Bike of the Week: George Woodman’s Smoking Black Fish
One creative French builder gives an 88-year-old Belgian classic the woodgrain treatment.
Over in France, there's a custom bike builder with the distinctly non-Gallic name of George Woodman. A master of both metal- and woodworking, Woodman – whose real name is, sadly, not George Woodman but Sebastien Valliergues – takes weird, mostly forgotten antique bikes and turns them into symphonies of steel, aluminum, oak, and elm.Today's Bike of the Week is the fourth of Woodman's creations, and it's a real weird one – a 1929 250cc Fabrique Nationale M70.
Fabrique Nationale, or FN as it's typically called, is a Belgian munitions company famous for the FN FAL battle rifle and the Browning Hi-Power semi-automatic pistol. Founded in 1889 as the Fabrique Nationale d'Armes de Guerre, FN has been making high-quality civilian and military arms for more than a century. The company also built motorcycles from 1901 until 1967 (I had no idea. Guess it's time for some reading. -JM). During that time, FN produced the world’s very first production four-cylinder bike, and was an early adopter of unit construction engines. Though the Belgian marque was well known for its four-barrel power-plants, FN continued to innovate with its single-cylinder models, including the extremely popular M70. A rugged, well-built machine, the M70 was dubbed ‘The Sahara’ after two French army officers and a Belgian mechanic famously traversed around 4,000-miles of the North African desert aboard 348cc M70’s.
The M70 also boasted pretty impressive specs on paper, with a reported top-speed of close to 60mph and a claimed 112mpg. More importantly, FN’s “Sahara” was incredibly reliable. The reputation for speed, efficiency, and reliability made these bikes attractive to buyers. It also very likely played a part in Woodman's choice of such an obscure bike for his project.
“I was always very attracted to the very old machines from the ‘30s. I find that to be the most elegant period of vehicle design, especially the first racing bikes,” Woodman explained.
READ MORE: Motorcycle History: Shaft Drive
After patiently scouring the interwebs and various classifieds, a beautifully restored 1929 FN M70B popped up for sale in Eastern France near the Swiss border. It goes without saying that many vintage moto-enthusiasts will scoff at the idea of chopping up a classic antique bike, but Woodman had an idea for redesigning the FN through the use of hand-made wooden and aluminum parts. He wanted to work with the M70B’s design, to gussy it up without creating a new beast entirely. The new wood and aluminum seat is one of the two main focal-points of this wood-clad one-off, the other is the hand-formed wooden cowl.

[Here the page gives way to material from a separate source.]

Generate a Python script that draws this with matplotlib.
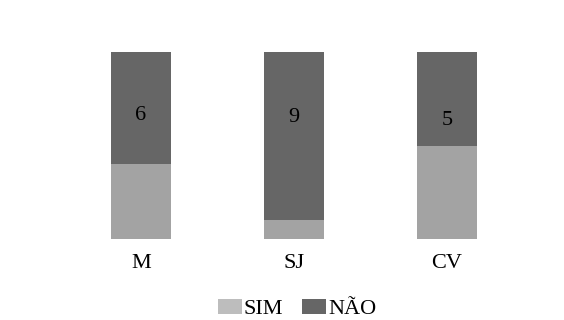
import matplotlib.pyplot as plt
from matplotlib.patches import Patch

categories = ["M", "SJ", "CV"]
sim = [4, 1, 5]
nao = [6, 9, 5]

plt.rcParams['font.family'] = ['Liberation Serif', 'DejaVu Serif']

sim_color = "#a3a3a3"
nao_color = "#666666"

fig = plt.figure(figsize=(5.64, 3.2), dpi=100)
ax = fig.add_axes([0.0, 81 / 320, 1.0, 187 / 320])

totals = [s + n for s, n in zip(sim, nao)]
sim_frac = [s / t for s, t in zip(sim, totals)]
nao_frac = [n / t for n, t in zip(nao, totals)]
x = range(len(categories))

ax.bar(x, sim_frac, width=0.392, color=sim_color)
ax.bar(x, nao_frac, width=0.392, bottom=sim_frac, color=nao_color)

label_y = [0.66, 0.652, 0.636]
for i, n in enumerate(nao):
    ax.text(i, label_y[i], str(n), ha='center', va='center', fontsize=16, color='black')

ax.set_xlim(-141 / 153, 423 / 153)
ax.set_ylim(0, 1)
ax.set_xticks(list(x))
ax.set_xticklabels(categories, fontsize=16)
ax.tick_params(axis='x', length=0, pad=10.5)
ax.set_yticks([])
for s in ax.spines.values():
    s.set_visible(False)

handles = [Patch(facecolor="#bdbdbd", label="SIM"), Patch(facecolor=nao_color, label="NÃO")]
fig.legend(handles=handles, loc='center', bbox_to_anchor=(297 / 564, 1 - 309 / 320),
           ncol=2, frameon=False, fontsize=16, handlelength=1.08, handleheight=0.7,
           handletextpad=0.1, columnspacing=0.85)

fig.savefig("out.png", dpi=100)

The aforementioned wooden front cowl houses the modern offset headlight and serves as a key aesthetic detail that gives the build much of its personality. Additional wooden components, such as a guard for the single’s velocity stack intake and a foot-catch for the bike’s stand, complete the bike's organic-mechanical look. A bespoke set of handlebars were created to give the bike a more race-oriented feel and riding position to go with the long seat. Because the FN donor had already undergone an extensive restoration just prior to Woodman coming into possession of it, the bike required very little engine work. The final step involved Woodman etching a fish onto the FN’s fishtail exhaust which is where this build’s ‘Smoking Black Fish’ moniker comes from.
New wiring was run to the head and taillights and a new lithium ion battery was added to keep everything running. The manual spark advance and fuel mix controls were retained to give the bike a distinct, old-school charm.
Woodman is based in Biarritz along the coast of France, a town you may know from hosting the Wheels and Waves festival, and his bikes have run the popular ‘Punk’s Peak’ event which is held just a stone’s throw from Biarritz.
The Smoking Black Fish build is a great example of builders thinking outside the box. I also love seeing people take skills from outside the moto-world and incorporating them into a build, not unlike the engraving from last week’s Bike of the Week. Taking on an 88-year-old model project is pretty ambitious on its own, but Valliergues definitely proved himself with this FN. If his previous builds are any indication, this won’t be the last awesome, one-off, wood-clad custom we see from the Biarritz-based builder.